WHAT IS REQUIRED: Check the listing below for lines that hold "matplotlib". How many are there? Please give only the number.

Code that draws figures
------------------------

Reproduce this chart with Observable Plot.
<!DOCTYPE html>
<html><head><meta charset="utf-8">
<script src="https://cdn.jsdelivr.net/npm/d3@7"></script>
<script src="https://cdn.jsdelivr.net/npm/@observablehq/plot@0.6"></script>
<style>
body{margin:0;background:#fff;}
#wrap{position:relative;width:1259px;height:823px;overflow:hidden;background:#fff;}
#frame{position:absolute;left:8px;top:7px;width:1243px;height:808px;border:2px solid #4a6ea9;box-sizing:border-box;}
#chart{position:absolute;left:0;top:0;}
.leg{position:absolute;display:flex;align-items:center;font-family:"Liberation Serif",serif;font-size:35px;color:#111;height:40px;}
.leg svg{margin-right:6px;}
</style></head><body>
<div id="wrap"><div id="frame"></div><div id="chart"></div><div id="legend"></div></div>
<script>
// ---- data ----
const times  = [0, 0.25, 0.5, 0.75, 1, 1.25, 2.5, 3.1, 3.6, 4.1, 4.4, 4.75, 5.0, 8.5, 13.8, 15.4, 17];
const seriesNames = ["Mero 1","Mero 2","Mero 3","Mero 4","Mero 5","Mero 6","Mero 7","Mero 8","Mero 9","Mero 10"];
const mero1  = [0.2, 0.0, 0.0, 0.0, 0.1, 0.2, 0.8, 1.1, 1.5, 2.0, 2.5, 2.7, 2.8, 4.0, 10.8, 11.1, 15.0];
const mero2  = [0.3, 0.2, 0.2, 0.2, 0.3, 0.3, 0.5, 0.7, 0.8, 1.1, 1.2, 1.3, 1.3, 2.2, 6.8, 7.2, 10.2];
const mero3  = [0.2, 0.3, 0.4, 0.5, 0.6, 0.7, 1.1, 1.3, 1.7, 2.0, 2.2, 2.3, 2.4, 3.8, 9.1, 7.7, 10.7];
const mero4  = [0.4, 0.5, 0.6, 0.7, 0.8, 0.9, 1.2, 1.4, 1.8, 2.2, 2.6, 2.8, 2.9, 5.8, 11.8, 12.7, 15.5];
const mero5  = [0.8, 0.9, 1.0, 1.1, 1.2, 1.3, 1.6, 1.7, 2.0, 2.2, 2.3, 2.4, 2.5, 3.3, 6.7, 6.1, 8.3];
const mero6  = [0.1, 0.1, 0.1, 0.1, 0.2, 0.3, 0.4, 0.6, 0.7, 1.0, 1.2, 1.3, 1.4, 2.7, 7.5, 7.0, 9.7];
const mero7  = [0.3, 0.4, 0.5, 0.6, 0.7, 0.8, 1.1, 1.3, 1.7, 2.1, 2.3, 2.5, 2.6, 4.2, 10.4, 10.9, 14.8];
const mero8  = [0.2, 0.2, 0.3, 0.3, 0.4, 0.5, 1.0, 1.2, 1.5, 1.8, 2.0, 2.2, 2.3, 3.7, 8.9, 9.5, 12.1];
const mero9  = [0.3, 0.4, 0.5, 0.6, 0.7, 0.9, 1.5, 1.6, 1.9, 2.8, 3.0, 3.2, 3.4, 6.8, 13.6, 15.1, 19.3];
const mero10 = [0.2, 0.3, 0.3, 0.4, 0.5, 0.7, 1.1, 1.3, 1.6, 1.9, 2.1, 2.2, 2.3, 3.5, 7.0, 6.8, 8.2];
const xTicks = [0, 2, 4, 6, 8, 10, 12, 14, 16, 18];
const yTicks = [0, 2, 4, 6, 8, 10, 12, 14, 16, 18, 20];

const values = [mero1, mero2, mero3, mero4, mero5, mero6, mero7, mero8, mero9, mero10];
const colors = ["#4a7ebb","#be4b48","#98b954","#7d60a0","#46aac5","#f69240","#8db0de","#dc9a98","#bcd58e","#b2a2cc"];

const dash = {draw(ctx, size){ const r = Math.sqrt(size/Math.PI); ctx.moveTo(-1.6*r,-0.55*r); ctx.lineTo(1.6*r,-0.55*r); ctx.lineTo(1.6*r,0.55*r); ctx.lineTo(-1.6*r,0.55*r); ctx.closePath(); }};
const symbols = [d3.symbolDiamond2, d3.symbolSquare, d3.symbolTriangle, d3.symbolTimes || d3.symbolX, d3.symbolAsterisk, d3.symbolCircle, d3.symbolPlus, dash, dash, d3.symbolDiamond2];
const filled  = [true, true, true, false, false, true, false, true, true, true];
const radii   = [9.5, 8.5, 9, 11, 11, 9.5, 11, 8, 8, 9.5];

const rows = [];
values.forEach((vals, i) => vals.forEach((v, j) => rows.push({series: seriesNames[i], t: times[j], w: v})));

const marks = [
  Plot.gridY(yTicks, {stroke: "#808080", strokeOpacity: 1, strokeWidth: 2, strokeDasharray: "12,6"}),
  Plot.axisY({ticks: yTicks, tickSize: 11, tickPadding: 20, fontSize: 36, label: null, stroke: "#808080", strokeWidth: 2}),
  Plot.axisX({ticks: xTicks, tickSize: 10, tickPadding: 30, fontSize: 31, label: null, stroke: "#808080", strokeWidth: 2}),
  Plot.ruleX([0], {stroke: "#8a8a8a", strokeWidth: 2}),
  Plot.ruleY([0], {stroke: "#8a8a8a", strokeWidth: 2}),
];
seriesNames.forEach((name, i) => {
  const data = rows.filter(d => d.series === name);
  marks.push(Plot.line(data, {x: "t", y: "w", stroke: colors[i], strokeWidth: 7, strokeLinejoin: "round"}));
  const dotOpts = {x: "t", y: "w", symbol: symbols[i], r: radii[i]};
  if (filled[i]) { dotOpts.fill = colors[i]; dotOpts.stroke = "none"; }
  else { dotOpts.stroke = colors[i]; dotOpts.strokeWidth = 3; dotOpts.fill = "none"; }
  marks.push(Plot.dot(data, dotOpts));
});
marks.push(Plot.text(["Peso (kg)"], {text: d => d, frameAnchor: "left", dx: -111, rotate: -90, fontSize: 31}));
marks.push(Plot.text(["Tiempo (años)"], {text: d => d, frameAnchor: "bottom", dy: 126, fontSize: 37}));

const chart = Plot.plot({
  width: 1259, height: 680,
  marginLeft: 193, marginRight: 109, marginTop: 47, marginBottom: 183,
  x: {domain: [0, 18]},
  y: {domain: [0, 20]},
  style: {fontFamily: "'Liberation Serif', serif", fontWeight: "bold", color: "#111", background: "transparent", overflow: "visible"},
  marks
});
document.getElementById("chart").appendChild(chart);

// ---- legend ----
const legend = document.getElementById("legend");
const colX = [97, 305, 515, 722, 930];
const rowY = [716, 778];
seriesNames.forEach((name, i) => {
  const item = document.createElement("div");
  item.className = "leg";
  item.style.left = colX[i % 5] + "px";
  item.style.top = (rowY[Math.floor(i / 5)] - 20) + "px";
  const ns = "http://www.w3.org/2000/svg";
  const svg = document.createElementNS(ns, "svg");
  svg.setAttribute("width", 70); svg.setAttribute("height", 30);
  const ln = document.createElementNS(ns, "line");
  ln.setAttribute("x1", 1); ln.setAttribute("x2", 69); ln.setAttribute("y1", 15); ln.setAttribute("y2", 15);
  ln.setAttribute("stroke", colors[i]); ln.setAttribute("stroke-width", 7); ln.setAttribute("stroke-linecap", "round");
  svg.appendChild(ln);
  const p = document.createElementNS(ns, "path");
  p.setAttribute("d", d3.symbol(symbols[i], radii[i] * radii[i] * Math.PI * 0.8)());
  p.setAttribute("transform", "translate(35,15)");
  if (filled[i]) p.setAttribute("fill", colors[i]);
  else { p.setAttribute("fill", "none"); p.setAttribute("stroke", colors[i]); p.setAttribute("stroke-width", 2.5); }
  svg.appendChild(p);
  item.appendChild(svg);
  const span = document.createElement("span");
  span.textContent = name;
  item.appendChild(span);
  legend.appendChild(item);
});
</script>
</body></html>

------------------------

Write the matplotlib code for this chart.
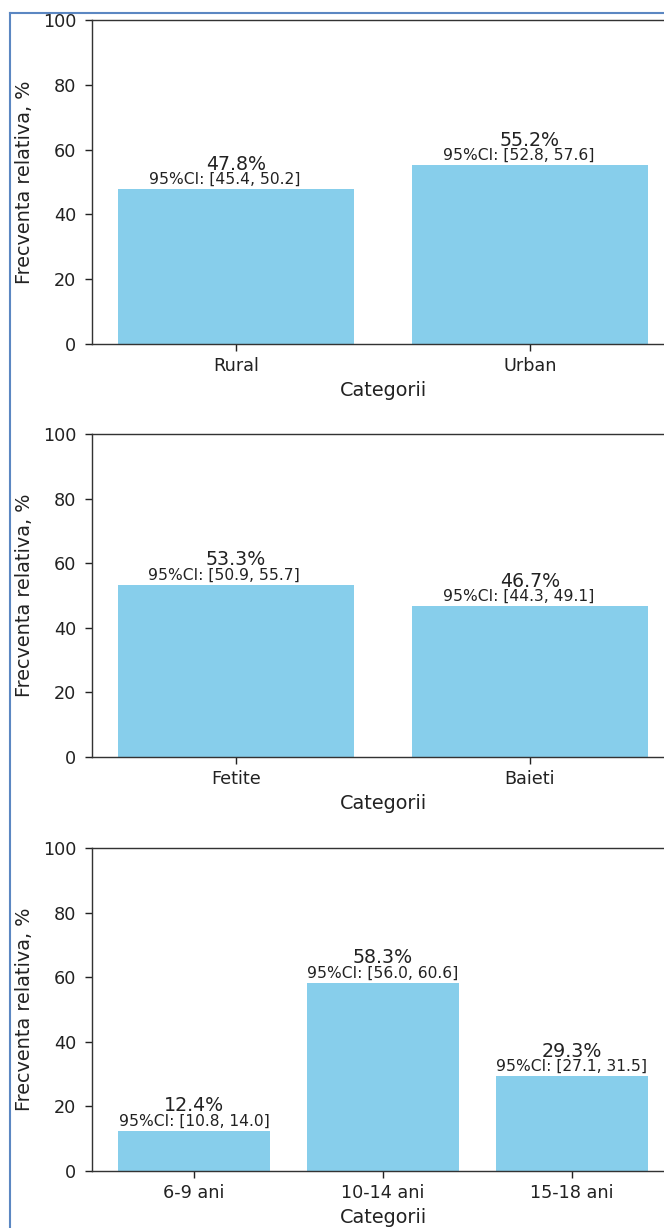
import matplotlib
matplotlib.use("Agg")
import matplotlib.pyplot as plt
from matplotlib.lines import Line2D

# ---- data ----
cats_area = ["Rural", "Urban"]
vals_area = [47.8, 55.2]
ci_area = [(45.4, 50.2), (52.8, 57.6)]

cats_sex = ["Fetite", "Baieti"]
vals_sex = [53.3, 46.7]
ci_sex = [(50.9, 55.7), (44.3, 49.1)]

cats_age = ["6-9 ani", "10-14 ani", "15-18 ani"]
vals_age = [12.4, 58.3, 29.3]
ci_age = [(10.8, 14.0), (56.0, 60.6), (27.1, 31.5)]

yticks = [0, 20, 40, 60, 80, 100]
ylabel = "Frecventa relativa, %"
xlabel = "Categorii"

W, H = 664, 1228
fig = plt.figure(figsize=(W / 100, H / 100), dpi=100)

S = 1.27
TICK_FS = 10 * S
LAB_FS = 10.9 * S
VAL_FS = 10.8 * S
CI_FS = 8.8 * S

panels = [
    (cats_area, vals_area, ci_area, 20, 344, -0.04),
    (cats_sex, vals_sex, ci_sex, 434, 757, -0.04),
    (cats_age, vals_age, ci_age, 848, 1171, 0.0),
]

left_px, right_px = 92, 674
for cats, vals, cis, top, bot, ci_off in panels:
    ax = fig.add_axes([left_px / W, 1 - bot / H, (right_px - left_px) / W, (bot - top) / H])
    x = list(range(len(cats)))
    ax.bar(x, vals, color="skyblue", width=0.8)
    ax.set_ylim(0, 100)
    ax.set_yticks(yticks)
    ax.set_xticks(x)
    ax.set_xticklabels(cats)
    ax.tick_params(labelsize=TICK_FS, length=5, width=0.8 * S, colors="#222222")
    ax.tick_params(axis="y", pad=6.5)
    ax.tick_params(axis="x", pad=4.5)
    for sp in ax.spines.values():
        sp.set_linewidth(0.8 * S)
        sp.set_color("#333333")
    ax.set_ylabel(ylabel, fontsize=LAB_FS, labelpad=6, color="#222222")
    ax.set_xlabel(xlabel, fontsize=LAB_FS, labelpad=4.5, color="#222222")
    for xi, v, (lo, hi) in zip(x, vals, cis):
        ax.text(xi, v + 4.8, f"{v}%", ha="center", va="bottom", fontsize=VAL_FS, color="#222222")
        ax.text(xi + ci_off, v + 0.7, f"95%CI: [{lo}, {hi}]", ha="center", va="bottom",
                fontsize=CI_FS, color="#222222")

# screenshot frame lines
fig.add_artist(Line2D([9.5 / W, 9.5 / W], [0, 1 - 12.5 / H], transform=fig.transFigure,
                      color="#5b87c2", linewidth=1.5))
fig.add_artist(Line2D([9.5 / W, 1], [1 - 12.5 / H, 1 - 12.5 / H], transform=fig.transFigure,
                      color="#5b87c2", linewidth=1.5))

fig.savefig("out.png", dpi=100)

------------------------

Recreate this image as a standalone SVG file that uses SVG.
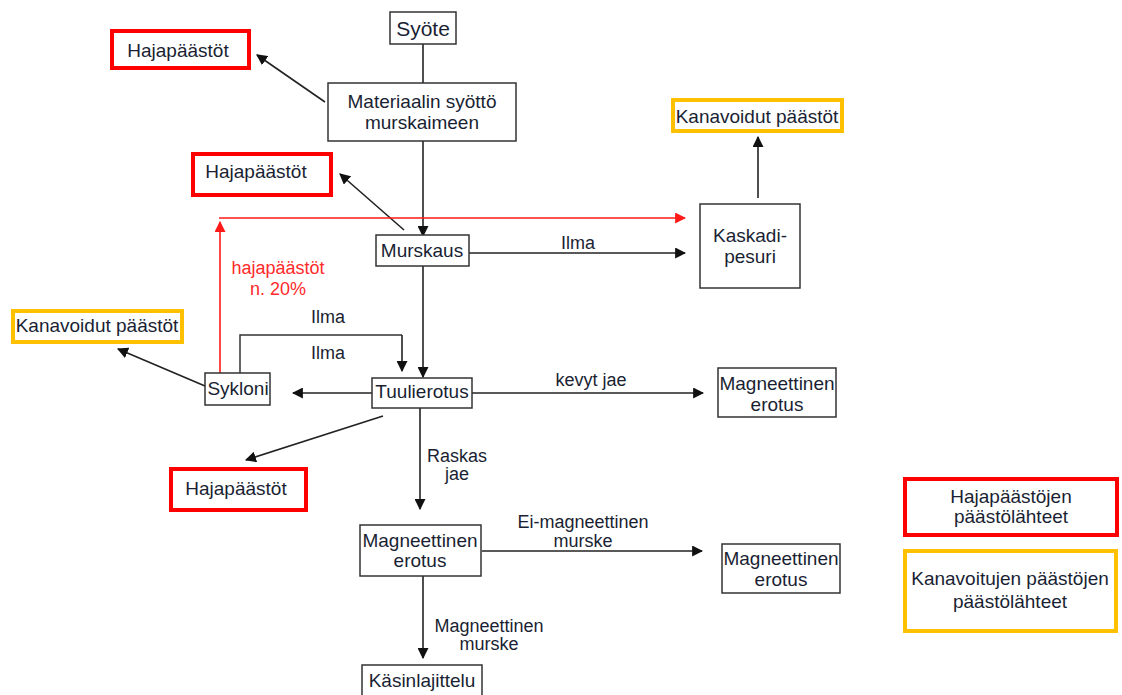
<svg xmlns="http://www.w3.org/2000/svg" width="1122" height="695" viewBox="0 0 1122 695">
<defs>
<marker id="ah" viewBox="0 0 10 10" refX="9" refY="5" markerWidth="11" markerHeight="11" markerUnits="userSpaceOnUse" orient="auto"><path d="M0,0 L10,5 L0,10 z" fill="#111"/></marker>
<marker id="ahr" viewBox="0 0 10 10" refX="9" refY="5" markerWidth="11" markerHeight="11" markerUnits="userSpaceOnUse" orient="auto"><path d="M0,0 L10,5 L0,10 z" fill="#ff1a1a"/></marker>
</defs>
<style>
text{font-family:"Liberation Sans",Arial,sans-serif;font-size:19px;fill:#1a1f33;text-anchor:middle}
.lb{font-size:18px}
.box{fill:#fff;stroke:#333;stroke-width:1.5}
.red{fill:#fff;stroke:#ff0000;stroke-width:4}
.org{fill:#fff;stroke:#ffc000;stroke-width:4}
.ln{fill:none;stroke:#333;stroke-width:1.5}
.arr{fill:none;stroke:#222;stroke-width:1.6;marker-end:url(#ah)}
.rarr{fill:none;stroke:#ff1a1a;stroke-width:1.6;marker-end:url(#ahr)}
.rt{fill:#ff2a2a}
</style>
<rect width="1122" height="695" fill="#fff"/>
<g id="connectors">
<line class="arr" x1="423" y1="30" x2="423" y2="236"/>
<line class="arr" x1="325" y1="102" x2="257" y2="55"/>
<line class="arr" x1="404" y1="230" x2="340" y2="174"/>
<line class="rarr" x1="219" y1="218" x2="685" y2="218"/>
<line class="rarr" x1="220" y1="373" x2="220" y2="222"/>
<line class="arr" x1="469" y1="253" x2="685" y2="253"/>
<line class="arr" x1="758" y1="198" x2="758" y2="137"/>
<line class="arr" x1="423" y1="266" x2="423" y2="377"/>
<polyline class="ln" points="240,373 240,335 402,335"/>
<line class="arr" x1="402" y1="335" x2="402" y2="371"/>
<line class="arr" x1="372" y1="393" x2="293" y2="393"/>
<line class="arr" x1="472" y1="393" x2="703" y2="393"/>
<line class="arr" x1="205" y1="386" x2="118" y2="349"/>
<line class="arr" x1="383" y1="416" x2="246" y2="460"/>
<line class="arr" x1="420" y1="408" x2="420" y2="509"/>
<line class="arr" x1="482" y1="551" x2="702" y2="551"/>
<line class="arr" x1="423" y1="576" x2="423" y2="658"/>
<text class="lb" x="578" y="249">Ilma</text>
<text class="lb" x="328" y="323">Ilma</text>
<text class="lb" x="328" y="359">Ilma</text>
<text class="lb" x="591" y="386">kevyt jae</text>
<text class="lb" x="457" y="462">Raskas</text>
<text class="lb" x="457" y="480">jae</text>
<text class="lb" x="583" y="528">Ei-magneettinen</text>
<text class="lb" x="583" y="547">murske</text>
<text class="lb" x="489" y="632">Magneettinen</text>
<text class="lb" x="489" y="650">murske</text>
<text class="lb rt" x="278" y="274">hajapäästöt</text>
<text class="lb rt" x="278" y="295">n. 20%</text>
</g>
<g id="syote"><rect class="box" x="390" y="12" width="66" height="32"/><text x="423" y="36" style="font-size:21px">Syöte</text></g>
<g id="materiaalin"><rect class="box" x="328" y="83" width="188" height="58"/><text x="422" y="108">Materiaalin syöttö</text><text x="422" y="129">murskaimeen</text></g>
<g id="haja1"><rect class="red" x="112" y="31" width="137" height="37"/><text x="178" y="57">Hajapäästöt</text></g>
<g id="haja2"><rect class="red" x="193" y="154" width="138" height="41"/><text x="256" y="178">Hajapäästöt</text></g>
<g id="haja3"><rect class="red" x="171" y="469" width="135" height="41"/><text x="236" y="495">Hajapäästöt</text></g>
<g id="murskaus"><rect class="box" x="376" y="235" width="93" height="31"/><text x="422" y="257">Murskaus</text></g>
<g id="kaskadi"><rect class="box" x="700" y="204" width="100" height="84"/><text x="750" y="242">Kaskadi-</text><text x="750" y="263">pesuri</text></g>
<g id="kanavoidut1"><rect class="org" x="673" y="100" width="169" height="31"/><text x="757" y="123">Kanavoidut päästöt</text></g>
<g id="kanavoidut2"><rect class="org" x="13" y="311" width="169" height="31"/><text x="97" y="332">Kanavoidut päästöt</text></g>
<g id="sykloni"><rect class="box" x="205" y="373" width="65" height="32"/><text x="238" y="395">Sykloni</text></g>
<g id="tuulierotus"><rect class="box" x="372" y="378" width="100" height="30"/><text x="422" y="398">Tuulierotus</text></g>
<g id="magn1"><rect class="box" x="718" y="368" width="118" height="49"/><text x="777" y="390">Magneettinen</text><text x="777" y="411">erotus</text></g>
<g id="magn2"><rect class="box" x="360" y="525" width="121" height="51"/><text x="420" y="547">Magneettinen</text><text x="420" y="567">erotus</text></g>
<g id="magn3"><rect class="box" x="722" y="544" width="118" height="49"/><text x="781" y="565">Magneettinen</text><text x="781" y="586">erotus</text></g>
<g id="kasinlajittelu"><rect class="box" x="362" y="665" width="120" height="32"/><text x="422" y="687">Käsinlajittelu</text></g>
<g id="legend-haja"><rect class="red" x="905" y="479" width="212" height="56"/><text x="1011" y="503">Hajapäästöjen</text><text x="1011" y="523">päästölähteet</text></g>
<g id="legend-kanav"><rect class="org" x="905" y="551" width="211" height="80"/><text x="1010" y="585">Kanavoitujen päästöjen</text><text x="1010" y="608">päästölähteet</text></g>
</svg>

------------------------

RESPONSE TO THE EXERCISE: 5